***** Data shown *****

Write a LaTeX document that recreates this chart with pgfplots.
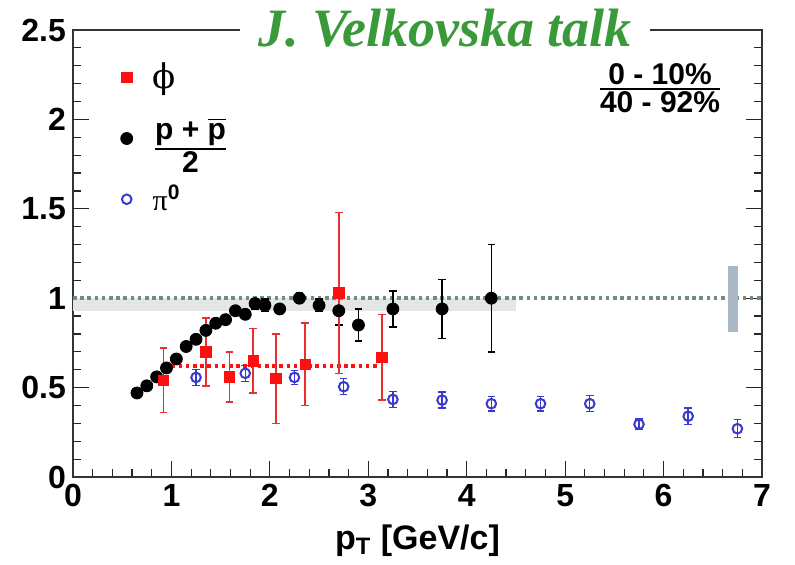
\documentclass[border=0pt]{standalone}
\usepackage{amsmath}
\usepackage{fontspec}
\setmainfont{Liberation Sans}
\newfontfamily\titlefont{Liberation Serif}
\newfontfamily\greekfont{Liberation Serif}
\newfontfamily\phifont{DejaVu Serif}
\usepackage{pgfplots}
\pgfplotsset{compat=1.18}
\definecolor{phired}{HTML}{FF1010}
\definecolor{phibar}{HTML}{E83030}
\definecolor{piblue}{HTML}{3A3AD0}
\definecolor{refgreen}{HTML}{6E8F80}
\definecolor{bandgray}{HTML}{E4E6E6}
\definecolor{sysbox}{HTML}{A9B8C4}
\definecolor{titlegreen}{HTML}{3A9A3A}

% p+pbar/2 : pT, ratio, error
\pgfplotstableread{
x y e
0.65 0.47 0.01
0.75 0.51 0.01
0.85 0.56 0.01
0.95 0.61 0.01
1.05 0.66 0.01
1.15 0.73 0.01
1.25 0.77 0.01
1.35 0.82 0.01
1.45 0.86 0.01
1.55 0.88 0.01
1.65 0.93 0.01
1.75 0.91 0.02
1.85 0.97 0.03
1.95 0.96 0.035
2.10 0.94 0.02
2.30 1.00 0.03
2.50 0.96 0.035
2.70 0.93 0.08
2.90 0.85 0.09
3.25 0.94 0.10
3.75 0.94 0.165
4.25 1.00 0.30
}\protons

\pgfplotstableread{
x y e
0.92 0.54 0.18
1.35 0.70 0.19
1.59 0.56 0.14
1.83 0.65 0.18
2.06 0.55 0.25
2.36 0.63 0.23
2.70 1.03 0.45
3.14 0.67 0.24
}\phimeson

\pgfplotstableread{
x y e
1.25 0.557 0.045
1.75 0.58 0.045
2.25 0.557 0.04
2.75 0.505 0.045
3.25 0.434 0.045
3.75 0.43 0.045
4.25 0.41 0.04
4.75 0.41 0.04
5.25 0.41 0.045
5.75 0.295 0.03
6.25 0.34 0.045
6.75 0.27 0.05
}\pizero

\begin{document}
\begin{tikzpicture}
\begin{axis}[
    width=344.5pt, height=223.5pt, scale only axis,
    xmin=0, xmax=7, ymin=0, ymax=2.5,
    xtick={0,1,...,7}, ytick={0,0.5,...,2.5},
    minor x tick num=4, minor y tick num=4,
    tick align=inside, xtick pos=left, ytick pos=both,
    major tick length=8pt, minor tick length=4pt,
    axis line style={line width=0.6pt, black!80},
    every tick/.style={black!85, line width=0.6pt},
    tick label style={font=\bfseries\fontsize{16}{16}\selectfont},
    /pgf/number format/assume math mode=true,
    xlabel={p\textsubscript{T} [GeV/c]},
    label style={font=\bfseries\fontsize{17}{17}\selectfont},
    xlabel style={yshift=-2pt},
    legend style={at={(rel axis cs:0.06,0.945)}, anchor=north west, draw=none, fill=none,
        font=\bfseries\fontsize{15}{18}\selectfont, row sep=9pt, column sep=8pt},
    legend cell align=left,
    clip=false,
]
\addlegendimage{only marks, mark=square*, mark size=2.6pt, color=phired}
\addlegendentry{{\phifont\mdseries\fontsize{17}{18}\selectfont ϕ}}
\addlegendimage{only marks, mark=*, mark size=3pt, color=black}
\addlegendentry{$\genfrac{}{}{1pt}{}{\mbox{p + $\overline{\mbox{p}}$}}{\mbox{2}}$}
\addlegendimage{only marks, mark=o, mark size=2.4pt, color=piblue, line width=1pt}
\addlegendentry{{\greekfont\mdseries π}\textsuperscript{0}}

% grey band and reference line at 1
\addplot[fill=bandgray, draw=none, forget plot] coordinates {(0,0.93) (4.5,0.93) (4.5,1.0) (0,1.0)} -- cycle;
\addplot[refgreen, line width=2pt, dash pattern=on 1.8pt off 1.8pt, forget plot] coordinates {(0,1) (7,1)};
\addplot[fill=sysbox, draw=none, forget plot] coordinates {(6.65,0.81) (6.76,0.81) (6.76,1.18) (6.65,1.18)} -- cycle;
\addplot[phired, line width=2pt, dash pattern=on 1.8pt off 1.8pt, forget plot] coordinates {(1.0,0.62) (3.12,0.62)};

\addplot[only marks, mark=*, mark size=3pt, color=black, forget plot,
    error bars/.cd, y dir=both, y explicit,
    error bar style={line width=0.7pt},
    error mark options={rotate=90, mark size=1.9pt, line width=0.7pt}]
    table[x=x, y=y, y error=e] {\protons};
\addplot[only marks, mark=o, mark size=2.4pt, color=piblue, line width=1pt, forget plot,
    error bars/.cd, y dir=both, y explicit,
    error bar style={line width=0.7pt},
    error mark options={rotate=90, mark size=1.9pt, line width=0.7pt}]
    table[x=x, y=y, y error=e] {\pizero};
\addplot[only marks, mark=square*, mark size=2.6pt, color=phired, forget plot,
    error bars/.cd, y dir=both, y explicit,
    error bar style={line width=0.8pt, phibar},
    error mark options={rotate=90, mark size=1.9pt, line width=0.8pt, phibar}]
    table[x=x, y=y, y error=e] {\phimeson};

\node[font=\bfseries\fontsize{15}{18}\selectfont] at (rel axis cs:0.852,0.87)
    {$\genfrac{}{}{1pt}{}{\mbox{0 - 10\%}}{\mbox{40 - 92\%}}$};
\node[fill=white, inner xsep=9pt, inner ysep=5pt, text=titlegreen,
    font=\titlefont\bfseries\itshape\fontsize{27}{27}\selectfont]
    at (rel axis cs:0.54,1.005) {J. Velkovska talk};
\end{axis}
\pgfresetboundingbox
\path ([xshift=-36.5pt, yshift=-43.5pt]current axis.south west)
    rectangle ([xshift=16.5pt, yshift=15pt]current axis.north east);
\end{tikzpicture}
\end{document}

*****

> To be done
Write out each line of the data exactly; the images should be left out.

> Result below
Write a LaTeX document that recreates this chart with pgfplots.
\documentclass[border=0pt]{standalone}
\usepackage{amsmath}
\usepackage{fontspec}
\setmainfont{Liberation Sans}
\newfontfamily\titlefont{Liberation Serif}
\newfontfamily\greekfont{Liberation Serif}
\newfontfamily\phifont{DejaVu Serif}
\usepackage{pgfplots}
\pgfplotsset{compat=1.18}
\definecolor{phired}{HTML}{FF1010}
\definecolor{phibar}{HTML}{E83030}
\definecolor{piblue}{HTML}{3A3AD0}
\definecolor{refgreen}{HTML}{6E8F80}
\definecolor{bandgray}{HTML}{E4E6E6}
\definecolor{sysbox}{HTML}{A9B8C4}
\definecolor{titlegreen}{HTML}{3A9A3A}

% p+pbar/2 : pT, ratio, error
\pgfplotstableread{
x y e
0.65 0.47 0.01
0.75 0.51 0.01
0.85 0.56 0.01
0.95 0.61 0.01
1.05 0.66 0.01
1.15 0.73 0.01
1.25 0.77 0.01
1.35 0.82 0.01
1.45 0.86 0.01
1.55 0.88 0.01
1.65 0.93 0.01
1.75 0.91 0.02
1.85 0.97 0.03
1.95 0.96 0.035
2.10 0.94 0.02
2.30 1.00 0.03
2.50 0.96 0.035
2.70 0.93 0.08
2.90 0.85 0.09
3.25 0.94 0.10
3.75 0.94 0.165
4.25 1.00 0.30
}\protons

\pgfplotstableread{
x y e
0.92 0.54 0.18
1.35 0.70 0.19
1.59 0.56 0.14
1.83 0.65 0.18
2.06 0.55 0.25
2.36 0.63 0.23
2.70 1.03 0.45
3.14 0.67 0.24
}\phimeson

\pgfplotstableread{
x y e
1.25 0.557 0.045
1.75 0.58 0.045
2.25 0.557 0.04
2.75 0.505 0.045
3.25 0.434 0.045
3.75 0.43 0.045
4.25 0.41 0.04
4.75 0.41 0.04
5.25 0.41 0.045
5.75 0.295 0.03
6.25 0.34 0.045
6.75 0.27 0.05
}\pizero

\begin{document}
\begin{tikzpicture}
\begin{axis}[
    width=344.5pt, height=223.5pt, scale only axis,
    xmin=0, xmax=7, ymin=0, ymax=2.5,
    xtick={0,1,...,7}, ytick={0,0.5,...,2.5},
    minor x tick num=4, minor y tick num=4,
    tick align=inside, xtick pos=left, ytick pos=both,
    major tick length=8pt, minor tick length=4pt,
    axis line style={line width=0.6pt, black!80},
    every tick/.style={black!85, line width=0.6pt},
    tick label style={font=\bfseries\fontsize{16}{16}\selectfont},
    /pgf/number format/assume math mode=true,
    xlabel={p\textsubscript{T} [GeV/c]},
    label style={font=\bfseries\fontsize{17}{17}\selectfont},
    xlabel style={yshift=-2pt},
    legend style={at={(rel axis cs:0.06,0.945)}, anchor=north west, draw=none, fill=none,
        font=\bfseries\fontsize{15}{18}\selectfont, row sep=9pt, column sep=8pt},
    legend cell align=left,
    clip=false,
]
\addlegendimage{only marks, mark=square*, mark size=2.6pt, color=phired}
\addlegendentry{{\phifont\mdseries\fontsize{17}{18}\selectfont ϕ}}
\addlegendimage{only marks, mark=*, mark size=3pt, color=black}
\addlegendentry{$\genfrac{}{}{1pt}{}{\mbox{p + $\overline{\mbox{p}}$}}{\mbox{2}}$}
\addlegendimage{only marks, mark=o, mark size=2.4pt, color=piblue, line width=1pt}
\addlegendentry{{\greekfont\mdseries π}\textsuperscript{0}}

% grey band and reference line at 1
\addplot[fill=bandgray, draw=none, forget plot] coordinates {(0,0.93) (4.5,0.93) (4.5,1.0) (0,1.0)} -- cycle;
\addplot[refgreen, line width=2pt, dash pattern=on 1.8pt off 1.8pt, forget plot] coordinates {(0,1) (7,1)};
\addplot[fill=sysbox, draw=none, forget plot] coordinates {(6.65,0.81) (6.76,0.81) (6.76,1.18) (6.65,1.18)} -- cycle;
\addplot[phired, line width=2pt, dash pattern=on 1.8pt off 1.8pt, forget plot] coordinates {(1.0,0.62) (3.12,0.62)};

\addplot[only marks, mark=*, mark size=3pt, color=black, forget plot,
    error bars/.cd, y dir=both, y explicit,
    error bar style={line width=0.7pt},
    error mark options={rotate=90, mark size=1.9pt, line width=0.7pt}]
    table[x=x, y=y, y error=e] {\protons};
\addplot[only marks, mark=o, mark size=2.4pt, color=piblue, line width=1pt, forget plot,
    error bars/.cd, y dir=both, y explicit,
    error bar style={line width=0.7pt},
    error mark options={rotate=90, mark size=1.9pt, line width=0.7pt}]
    table[x=x, y=y, y error=e] {\pizero};
\addplot[only marks, mark=square*, mark size=2.6pt, color=phired, forget plot,
    error bars/.cd, y dir=both, y explicit,
    error bar style={line width=0.8pt, phibar},
    error mark options={rotate=90, mark size=1.9pt, line width=0.8pt, phibar}]
    table[x=x, y=y, y error=e] {\phimeson};

\node[font=\bfseries\fontsize{15}{18}\selectfont] at (rel axis cs:0.852,0.87)
    {$\genfrac{}{}{1pt}{}{\mbox{0 - 10\%}}{\mbox{40 - 92\%}}$};
\node[fill=white, inner xsep=9pt, inner ysep=5pt, text=titlegreen,
    font=\titlefont\bfseries\itshape\fontsize{27}{27}\selectfont]
    at (rel axis cs:0.54,1.005) {J. Velkovska talk};
\end{axis}
\pgfresetboundingbox
\path ([xshift=-36.5pt, yshift=-43.5pt]current axis.south west)
    rectangle ([xshift=16.5pt, yshift=15pt]current axis.north east);
\end{tikzpicture}
\end{document}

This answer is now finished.